**Data entries**.
━━━━━━
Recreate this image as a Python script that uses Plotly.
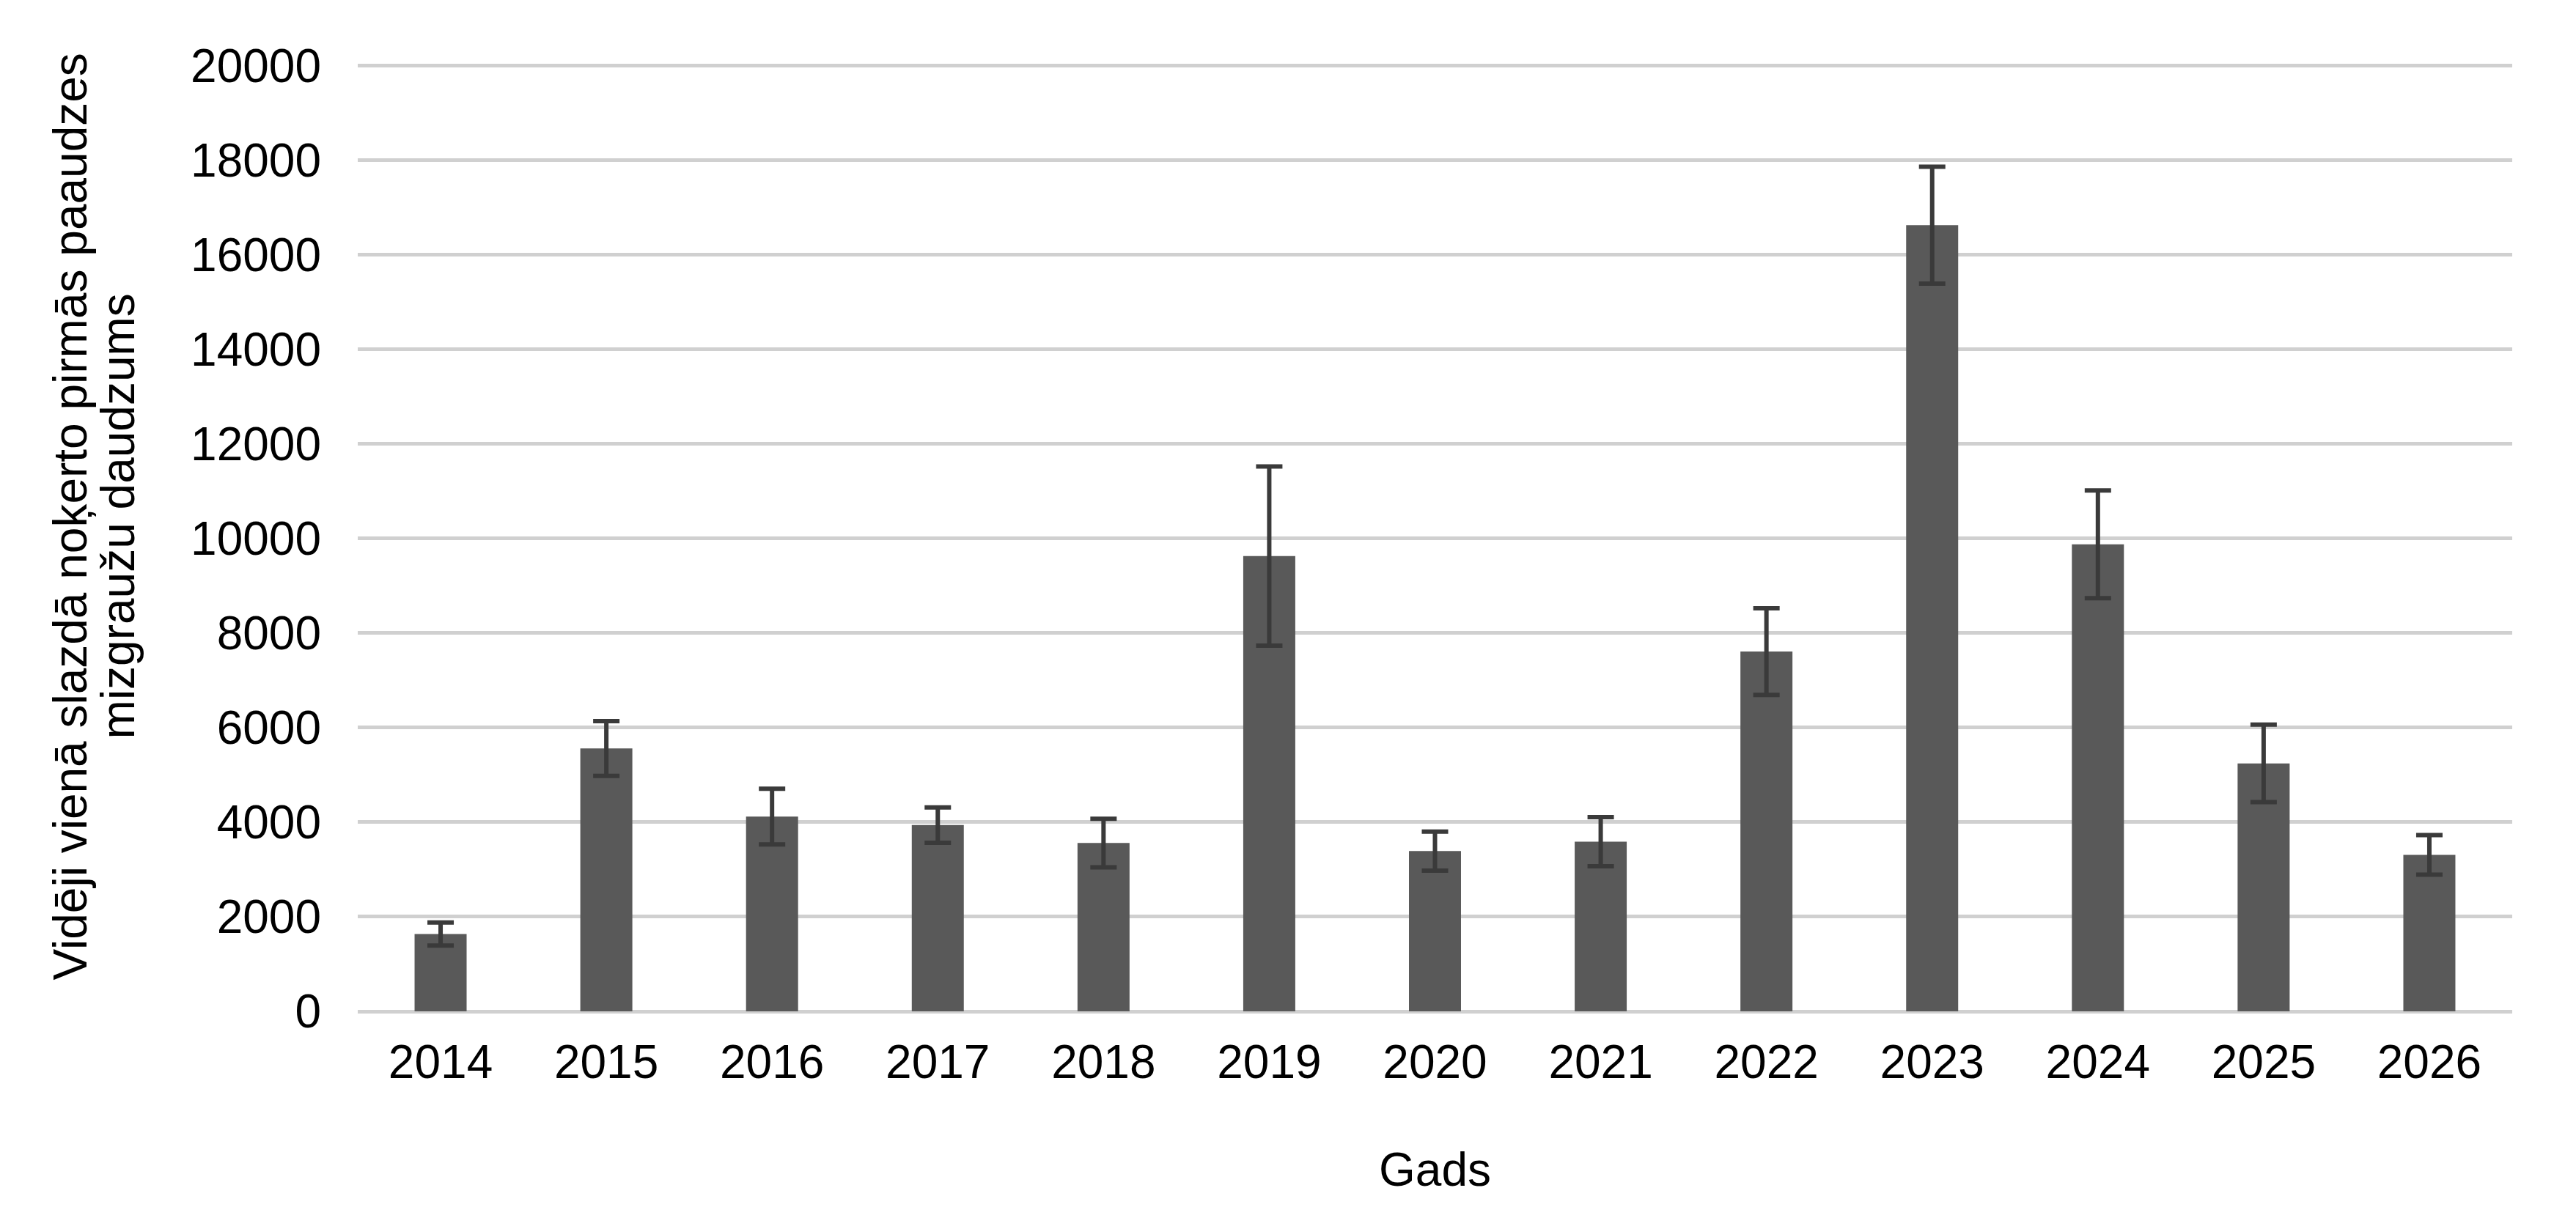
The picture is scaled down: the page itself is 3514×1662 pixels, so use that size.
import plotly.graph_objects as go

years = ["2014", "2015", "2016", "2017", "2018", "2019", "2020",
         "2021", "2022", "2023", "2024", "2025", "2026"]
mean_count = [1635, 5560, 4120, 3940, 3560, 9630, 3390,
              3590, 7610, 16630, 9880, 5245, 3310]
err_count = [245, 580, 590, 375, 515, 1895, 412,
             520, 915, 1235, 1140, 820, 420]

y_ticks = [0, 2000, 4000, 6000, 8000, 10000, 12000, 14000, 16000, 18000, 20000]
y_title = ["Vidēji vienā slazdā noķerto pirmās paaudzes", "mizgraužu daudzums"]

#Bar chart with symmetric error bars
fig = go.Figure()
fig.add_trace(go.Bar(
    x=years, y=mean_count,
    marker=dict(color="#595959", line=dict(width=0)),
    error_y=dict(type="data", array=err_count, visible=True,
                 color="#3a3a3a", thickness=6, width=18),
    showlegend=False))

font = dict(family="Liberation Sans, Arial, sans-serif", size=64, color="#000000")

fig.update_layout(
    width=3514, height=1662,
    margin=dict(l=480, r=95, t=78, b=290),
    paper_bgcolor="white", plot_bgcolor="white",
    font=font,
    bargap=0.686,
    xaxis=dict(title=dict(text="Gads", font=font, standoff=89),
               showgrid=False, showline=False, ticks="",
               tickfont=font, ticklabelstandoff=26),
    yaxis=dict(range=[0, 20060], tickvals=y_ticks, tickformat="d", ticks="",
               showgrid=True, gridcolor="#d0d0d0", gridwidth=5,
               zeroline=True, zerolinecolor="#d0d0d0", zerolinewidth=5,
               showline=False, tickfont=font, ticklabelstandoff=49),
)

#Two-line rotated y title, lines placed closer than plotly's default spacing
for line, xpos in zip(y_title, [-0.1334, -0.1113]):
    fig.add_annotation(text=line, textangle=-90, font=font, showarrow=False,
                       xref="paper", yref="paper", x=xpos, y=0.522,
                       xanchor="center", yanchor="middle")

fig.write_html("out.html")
━━━━━━
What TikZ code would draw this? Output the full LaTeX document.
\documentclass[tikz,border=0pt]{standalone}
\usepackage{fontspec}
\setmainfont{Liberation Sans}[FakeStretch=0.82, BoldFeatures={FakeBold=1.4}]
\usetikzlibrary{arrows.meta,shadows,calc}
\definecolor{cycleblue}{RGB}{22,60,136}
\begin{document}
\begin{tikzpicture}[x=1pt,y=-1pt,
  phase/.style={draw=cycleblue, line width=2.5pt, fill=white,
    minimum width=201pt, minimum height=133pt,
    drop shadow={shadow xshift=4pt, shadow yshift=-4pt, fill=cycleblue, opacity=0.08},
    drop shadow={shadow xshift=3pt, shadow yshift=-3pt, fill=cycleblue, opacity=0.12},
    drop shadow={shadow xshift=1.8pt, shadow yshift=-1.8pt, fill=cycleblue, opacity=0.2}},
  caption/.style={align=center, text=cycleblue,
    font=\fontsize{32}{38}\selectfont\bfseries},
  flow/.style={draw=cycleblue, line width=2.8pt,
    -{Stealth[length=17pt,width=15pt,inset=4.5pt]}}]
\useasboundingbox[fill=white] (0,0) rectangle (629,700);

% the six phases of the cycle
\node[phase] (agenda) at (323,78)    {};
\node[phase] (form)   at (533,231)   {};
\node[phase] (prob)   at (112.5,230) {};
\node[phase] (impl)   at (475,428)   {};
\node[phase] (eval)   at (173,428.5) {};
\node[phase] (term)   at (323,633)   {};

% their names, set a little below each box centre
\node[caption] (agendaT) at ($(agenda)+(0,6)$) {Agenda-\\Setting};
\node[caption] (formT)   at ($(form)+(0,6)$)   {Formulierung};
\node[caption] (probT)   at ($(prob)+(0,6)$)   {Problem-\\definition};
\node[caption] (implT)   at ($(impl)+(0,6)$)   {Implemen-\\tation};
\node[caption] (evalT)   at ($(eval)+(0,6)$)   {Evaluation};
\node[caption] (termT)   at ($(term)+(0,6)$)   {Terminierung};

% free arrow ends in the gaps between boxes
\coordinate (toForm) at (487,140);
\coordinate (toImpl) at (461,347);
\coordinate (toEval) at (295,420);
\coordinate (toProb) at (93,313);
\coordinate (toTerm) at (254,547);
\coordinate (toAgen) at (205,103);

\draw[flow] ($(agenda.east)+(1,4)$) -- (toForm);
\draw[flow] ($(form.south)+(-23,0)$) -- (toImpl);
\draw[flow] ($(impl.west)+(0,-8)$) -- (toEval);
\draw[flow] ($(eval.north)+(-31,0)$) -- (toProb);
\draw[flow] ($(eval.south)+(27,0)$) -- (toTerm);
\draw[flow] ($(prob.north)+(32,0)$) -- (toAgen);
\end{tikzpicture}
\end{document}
━━━━━━
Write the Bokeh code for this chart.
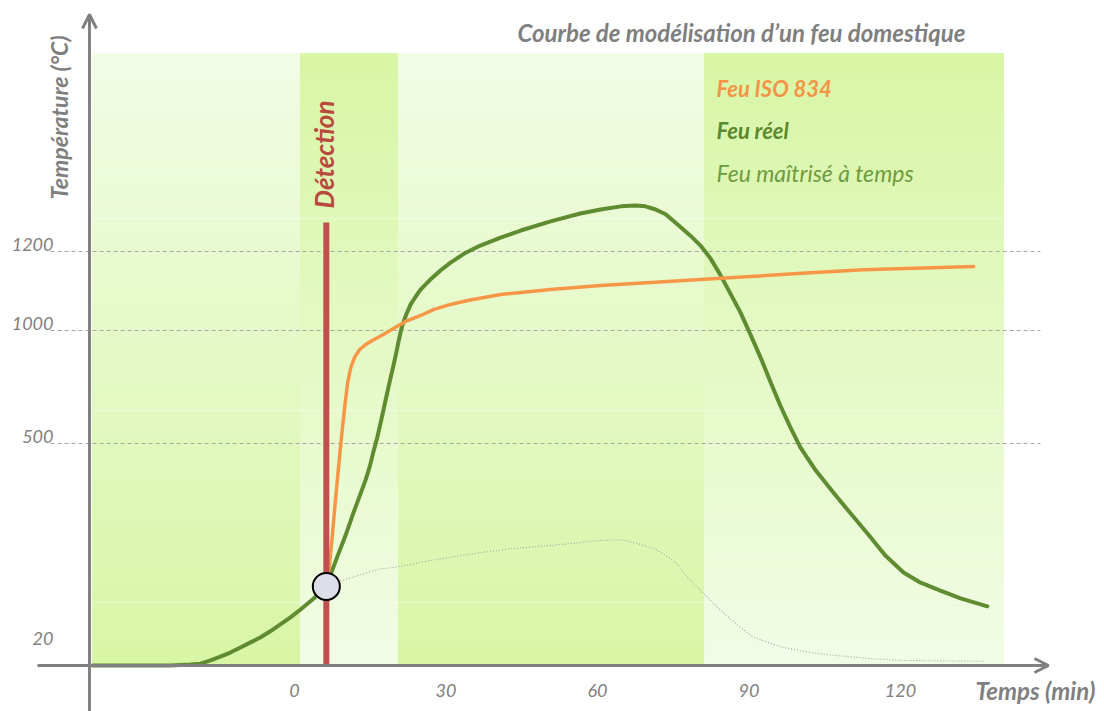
━━━━━━
**What the exercise asks**.
Every line from the one containing "Recreate this image" to the one containing "vienā slazdā noķerto" should be output exactly, both ends included. Nothing else goes in, and no pictures either.

**Reply**.
Recreate this image as a Python script that uses Plotly.
The picture is scaled down: the page itself is 3514×1662 pixels, so use that size.
import plotly.graph_objects as go

years = ["2014", "2015", "2016", "2017", "2018", "2019", "2020",
         "2021", "2022", "2023", "2024", "2025", "2026"]
mean_count = [1635, 5560, 4120, 3940, 3560, 9630, 3390,
              3590, 7610, 16630, 9880, 5245, 3310]
err_count = [245, 580, 590, 375, 515, 1895, 412,
             520, 915, 1235, 1140, 820, 420]

y_ticks = [0, 2000, 4000, 6000, 8000, 10000, 12000, 14000, 16000, 18000, 20000]
y_title = ["Vidēji vienā slazdā noķerto pirmās paaudzes", "mizgraužu daudzums"]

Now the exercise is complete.